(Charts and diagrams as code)
::::

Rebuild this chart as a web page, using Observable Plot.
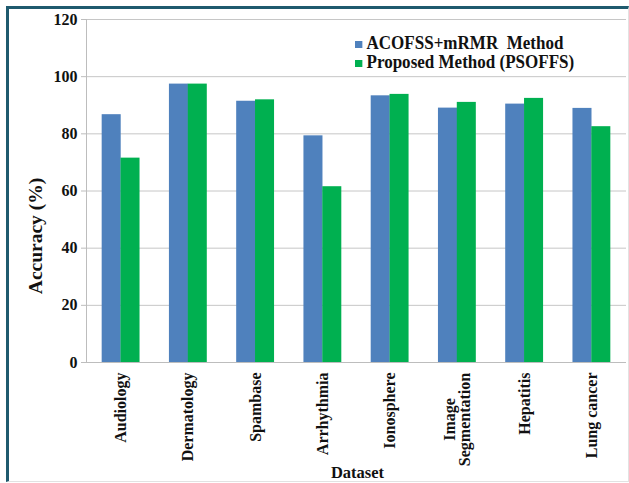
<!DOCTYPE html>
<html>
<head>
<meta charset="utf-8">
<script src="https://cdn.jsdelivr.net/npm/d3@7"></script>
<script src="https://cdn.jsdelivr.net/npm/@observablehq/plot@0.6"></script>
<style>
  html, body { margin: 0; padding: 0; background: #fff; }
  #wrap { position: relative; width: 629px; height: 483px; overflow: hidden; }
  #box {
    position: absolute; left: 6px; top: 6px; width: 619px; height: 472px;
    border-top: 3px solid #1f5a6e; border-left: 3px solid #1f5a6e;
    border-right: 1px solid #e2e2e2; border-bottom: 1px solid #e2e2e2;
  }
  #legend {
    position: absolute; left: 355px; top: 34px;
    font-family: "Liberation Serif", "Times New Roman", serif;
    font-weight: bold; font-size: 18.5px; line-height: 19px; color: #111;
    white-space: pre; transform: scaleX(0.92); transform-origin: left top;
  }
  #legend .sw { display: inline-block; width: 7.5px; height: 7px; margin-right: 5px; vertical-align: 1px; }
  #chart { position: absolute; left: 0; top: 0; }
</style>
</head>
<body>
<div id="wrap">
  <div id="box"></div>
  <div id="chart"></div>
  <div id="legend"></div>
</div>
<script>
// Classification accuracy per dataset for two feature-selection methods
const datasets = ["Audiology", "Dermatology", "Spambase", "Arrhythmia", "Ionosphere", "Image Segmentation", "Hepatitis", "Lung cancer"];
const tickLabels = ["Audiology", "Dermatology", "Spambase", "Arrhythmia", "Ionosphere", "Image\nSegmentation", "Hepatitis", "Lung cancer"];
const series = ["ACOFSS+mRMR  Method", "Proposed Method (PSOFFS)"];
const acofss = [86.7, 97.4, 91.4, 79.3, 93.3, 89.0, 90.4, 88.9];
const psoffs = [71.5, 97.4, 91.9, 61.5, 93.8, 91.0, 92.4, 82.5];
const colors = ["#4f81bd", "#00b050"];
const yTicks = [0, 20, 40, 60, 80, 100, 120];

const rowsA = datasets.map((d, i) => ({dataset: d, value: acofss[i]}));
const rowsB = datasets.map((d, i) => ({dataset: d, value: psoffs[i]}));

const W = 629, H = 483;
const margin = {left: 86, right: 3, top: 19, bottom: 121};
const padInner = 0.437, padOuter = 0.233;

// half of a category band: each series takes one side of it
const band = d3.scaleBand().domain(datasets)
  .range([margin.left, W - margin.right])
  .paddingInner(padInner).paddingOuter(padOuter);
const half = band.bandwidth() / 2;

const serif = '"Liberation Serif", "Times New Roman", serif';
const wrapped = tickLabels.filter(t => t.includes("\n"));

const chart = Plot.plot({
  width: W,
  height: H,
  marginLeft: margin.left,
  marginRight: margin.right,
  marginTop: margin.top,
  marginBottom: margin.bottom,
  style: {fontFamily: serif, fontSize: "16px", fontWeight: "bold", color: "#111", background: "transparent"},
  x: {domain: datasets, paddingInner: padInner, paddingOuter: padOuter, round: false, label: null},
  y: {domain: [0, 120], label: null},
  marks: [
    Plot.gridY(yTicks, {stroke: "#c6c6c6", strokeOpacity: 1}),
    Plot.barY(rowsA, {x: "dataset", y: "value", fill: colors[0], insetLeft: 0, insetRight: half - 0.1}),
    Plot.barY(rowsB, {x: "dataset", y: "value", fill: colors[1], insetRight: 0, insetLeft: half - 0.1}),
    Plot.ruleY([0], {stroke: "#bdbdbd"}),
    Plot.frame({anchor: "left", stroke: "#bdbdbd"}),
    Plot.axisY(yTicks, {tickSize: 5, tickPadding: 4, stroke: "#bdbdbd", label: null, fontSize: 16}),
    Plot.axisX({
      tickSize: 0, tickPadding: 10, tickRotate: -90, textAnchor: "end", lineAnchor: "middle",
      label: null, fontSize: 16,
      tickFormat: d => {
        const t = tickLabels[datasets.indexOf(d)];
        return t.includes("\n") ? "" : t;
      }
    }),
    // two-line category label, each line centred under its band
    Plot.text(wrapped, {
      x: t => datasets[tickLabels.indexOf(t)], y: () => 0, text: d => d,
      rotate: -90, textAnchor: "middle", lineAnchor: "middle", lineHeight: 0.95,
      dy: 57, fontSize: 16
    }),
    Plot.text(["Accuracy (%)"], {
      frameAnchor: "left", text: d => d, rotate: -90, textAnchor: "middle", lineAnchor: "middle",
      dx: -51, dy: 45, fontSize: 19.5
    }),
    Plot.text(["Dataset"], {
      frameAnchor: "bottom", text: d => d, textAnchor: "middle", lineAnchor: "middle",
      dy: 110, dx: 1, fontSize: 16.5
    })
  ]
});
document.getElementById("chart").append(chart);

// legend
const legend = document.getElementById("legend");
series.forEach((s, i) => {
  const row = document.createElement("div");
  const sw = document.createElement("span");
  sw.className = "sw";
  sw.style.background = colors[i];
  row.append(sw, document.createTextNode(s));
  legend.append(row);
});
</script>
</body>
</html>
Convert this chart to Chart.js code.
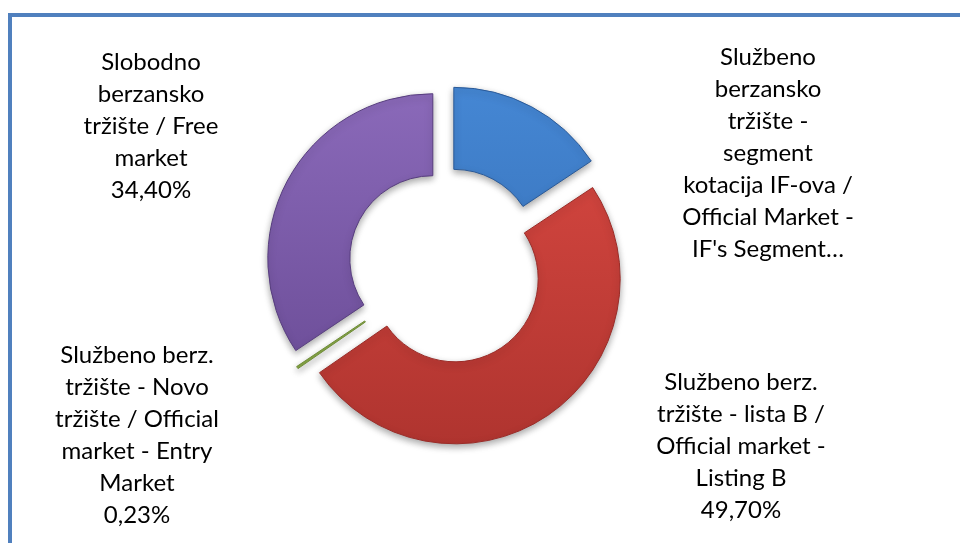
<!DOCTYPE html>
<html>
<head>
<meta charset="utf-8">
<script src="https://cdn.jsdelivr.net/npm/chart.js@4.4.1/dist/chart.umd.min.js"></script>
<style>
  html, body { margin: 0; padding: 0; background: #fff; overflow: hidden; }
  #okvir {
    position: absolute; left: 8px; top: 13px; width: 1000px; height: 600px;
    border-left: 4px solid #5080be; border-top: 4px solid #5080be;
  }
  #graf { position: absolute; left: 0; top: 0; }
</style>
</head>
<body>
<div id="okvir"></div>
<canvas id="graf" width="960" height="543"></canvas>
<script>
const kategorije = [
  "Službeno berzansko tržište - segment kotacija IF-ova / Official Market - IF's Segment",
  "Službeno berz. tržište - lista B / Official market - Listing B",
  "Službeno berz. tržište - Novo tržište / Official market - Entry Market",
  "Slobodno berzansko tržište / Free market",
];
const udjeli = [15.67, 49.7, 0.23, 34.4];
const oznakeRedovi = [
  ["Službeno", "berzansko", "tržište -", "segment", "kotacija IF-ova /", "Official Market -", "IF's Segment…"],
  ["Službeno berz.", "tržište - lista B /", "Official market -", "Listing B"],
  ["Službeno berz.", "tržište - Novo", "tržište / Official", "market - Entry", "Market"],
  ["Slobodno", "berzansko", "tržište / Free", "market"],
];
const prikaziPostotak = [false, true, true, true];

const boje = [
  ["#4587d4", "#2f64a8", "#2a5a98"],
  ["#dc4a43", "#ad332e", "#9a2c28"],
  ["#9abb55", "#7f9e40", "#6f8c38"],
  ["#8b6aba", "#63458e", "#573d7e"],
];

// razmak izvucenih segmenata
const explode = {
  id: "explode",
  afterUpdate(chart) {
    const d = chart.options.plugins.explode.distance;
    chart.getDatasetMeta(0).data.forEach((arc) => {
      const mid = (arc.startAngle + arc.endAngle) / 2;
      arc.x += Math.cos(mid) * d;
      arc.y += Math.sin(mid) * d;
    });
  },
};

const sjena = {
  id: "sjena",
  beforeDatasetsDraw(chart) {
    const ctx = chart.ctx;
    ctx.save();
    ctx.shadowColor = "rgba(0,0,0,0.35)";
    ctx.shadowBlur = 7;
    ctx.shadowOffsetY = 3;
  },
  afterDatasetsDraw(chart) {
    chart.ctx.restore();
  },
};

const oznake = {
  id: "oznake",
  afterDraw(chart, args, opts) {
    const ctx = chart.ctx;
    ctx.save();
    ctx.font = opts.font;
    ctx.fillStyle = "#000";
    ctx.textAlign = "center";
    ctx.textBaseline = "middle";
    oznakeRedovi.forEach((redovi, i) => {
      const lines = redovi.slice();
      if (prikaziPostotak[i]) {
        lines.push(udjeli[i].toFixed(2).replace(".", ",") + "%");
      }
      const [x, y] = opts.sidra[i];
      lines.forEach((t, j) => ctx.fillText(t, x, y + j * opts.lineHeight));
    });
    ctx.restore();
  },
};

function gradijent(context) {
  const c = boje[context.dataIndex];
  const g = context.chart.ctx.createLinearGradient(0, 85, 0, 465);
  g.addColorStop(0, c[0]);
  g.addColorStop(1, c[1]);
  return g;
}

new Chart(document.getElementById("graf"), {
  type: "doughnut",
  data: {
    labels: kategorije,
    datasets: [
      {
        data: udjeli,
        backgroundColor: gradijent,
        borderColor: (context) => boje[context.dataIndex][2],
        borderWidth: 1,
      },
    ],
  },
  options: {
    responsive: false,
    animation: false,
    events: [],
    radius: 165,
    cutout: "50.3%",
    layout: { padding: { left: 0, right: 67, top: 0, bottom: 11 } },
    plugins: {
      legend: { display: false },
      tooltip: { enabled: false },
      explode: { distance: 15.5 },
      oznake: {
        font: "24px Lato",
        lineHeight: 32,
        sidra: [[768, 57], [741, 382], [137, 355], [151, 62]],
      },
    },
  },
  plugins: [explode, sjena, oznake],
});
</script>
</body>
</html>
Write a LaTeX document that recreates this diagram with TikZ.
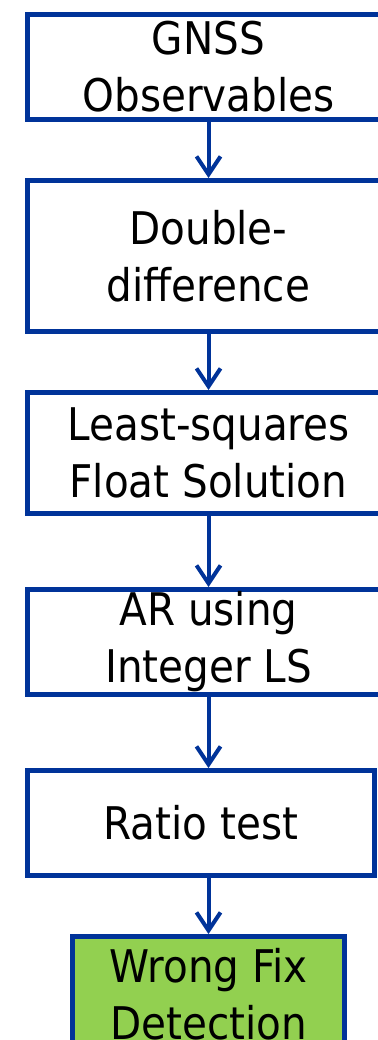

::::

SET EXERCISE: Copy each line of the preceding data that contains the string "document".

FINAL RESULT:
document.getElementById("chart").append(chart);
const legend = document.getElementById("legend");
  const row = document.createElement("div");
  const sw = document.createElement("span");
  row.append(sw, document.createTextNode(s));
new Chart(document.getElementById("graf"), {
Write a LaTeX document that recreates this diagram with TikZ.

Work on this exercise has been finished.